TASK INPUT →
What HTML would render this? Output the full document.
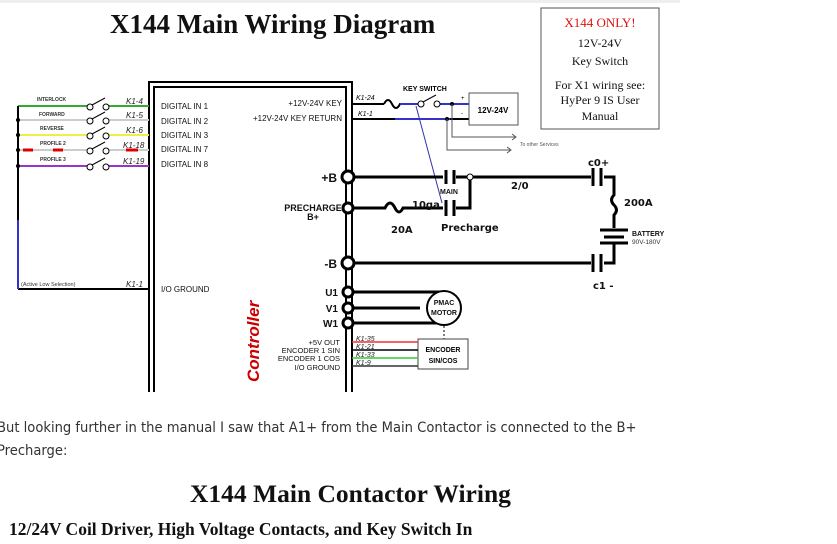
...
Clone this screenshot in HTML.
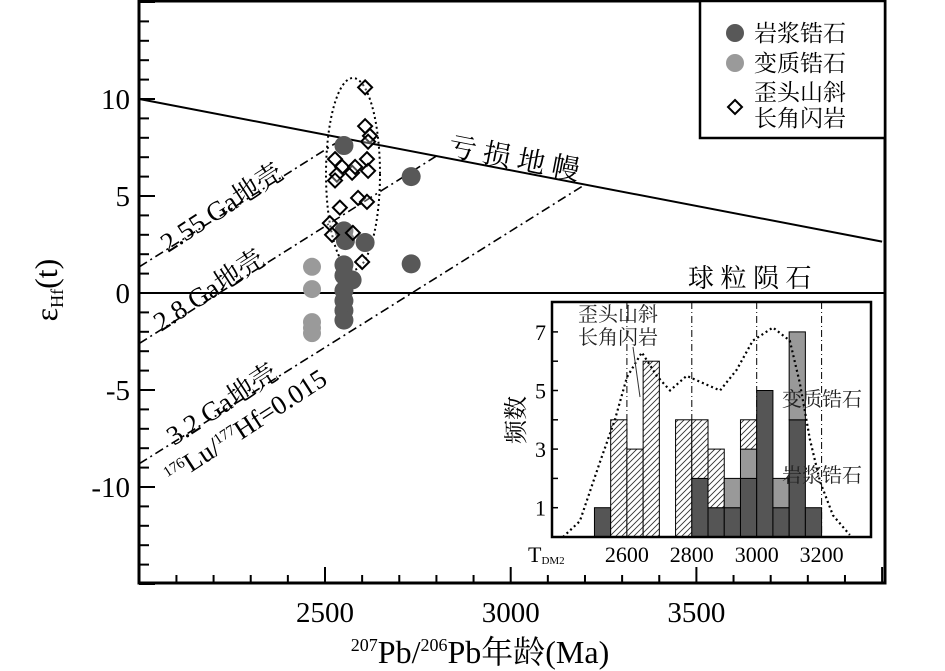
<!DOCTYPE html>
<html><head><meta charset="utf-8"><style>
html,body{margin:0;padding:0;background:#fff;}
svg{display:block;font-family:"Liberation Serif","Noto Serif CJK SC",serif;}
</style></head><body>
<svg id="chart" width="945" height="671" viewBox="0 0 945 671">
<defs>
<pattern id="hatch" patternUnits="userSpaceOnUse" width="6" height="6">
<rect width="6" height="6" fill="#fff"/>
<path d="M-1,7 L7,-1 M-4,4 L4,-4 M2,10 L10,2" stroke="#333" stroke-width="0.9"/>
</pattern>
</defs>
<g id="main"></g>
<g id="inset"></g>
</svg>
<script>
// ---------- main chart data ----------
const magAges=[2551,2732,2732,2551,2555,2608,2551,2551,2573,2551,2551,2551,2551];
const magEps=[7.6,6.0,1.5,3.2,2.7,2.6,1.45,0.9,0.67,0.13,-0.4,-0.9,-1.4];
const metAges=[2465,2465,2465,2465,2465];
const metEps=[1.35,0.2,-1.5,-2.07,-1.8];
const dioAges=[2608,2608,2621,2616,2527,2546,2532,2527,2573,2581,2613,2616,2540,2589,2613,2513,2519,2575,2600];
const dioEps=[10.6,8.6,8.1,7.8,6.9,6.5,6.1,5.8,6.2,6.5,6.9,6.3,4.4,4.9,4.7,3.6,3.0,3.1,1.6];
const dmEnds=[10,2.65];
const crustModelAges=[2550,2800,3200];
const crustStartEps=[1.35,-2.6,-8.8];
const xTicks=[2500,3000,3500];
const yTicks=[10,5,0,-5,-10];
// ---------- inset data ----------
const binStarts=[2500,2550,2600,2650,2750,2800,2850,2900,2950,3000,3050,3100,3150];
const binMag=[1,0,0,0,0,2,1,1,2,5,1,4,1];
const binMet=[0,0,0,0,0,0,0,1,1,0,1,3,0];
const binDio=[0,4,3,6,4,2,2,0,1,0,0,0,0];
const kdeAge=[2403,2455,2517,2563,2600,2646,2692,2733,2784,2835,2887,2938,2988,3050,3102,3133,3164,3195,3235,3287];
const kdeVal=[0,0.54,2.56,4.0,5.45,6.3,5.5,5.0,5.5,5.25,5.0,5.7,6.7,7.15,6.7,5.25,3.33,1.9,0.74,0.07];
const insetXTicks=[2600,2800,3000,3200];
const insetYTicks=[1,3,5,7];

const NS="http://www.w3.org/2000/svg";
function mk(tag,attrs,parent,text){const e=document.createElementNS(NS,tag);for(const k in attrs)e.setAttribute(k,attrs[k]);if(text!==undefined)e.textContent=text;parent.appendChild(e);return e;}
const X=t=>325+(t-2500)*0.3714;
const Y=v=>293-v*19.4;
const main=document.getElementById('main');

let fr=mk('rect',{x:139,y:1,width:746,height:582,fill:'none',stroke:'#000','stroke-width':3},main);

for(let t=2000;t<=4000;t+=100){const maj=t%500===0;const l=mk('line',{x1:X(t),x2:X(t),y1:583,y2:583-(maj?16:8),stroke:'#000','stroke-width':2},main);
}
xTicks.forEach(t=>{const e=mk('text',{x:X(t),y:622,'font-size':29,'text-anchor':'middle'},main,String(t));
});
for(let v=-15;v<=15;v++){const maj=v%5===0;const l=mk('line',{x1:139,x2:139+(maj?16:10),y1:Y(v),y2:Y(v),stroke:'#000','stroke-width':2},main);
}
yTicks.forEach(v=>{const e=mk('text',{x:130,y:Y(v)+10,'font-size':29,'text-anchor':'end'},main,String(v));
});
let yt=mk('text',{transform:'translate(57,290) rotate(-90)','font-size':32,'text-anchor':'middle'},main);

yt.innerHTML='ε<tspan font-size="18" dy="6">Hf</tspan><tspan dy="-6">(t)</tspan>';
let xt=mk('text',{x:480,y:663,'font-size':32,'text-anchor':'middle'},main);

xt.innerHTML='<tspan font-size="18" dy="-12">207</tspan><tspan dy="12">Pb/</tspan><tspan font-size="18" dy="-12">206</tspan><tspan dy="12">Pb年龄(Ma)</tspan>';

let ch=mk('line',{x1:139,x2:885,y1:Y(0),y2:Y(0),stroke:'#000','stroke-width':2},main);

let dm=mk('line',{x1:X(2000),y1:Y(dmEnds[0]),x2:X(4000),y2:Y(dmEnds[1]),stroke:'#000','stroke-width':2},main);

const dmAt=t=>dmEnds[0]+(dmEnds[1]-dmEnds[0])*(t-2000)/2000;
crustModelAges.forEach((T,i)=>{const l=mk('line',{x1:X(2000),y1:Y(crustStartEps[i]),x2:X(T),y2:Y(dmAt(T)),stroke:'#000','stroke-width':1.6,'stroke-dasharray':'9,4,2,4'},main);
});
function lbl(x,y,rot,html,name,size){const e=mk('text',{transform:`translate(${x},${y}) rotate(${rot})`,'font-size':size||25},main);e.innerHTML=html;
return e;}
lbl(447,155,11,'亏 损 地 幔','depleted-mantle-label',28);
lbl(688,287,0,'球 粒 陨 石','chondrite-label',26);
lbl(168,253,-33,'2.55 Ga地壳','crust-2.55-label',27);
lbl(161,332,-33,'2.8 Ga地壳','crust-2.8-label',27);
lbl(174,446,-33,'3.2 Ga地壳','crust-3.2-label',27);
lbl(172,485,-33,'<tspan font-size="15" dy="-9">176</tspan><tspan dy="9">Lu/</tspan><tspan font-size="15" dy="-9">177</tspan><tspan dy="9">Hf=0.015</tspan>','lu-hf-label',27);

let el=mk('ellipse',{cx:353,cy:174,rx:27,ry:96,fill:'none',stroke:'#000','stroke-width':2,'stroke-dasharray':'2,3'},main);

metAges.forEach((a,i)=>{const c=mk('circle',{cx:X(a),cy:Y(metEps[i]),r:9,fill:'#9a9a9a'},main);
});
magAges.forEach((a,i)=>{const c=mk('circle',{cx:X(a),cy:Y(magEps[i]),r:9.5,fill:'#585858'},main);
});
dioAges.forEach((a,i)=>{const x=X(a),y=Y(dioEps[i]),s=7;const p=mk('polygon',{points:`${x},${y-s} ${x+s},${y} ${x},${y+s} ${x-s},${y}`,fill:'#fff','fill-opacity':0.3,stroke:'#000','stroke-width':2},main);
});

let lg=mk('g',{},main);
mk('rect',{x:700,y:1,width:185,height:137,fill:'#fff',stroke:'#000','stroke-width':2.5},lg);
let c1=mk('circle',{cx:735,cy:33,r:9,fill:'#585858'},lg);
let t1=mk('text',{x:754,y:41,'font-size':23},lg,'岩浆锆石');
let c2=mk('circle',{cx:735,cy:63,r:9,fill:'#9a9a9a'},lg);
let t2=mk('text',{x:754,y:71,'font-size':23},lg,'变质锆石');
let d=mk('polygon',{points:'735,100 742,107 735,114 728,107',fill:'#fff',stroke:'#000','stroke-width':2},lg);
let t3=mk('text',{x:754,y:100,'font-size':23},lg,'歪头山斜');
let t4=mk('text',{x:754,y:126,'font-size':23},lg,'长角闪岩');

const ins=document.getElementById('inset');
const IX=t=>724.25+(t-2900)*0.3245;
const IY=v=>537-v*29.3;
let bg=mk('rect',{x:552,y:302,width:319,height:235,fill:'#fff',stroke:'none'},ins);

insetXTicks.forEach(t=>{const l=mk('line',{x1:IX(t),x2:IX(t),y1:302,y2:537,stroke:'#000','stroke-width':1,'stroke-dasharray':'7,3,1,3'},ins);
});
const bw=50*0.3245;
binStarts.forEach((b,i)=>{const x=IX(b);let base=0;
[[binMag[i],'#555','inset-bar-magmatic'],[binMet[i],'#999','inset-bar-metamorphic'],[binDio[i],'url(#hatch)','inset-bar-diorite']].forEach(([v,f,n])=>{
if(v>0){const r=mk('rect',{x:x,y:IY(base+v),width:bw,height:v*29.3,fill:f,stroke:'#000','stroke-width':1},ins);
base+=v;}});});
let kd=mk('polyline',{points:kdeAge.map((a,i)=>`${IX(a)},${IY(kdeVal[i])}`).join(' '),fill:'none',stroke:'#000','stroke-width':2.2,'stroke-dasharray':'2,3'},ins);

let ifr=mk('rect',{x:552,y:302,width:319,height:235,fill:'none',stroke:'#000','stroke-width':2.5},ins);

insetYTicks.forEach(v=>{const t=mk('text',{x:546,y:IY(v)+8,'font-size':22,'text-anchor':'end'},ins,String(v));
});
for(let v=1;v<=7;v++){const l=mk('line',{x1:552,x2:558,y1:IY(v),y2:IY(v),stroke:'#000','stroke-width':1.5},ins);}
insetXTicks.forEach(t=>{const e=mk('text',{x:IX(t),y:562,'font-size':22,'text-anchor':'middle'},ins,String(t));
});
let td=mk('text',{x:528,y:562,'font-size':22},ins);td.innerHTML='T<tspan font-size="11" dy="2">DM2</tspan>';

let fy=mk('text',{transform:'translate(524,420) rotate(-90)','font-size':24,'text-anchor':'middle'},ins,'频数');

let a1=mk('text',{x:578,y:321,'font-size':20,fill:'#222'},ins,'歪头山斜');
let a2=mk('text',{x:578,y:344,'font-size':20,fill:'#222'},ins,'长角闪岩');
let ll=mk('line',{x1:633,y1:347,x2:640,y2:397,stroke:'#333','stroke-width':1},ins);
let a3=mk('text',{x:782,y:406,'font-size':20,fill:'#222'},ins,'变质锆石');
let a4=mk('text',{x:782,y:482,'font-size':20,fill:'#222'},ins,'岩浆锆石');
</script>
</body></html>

DESCRIPTION OF THE TASK →
Go through the listing above and pull out each line containing the word "document".

COMPLETED TASK →
What HTML would render this? Output the full document.
function mk(tag,attrs,parent,text){const e=document.createElementNS(NS,tag);for(const k in attrs)e.setAttribute(k,attrs[k]);if(text!==undefined)e.textContent=text;parent.appendChild(e);return e;}
const main=document.getElementById('main');
const ins=document.getElementById('inset');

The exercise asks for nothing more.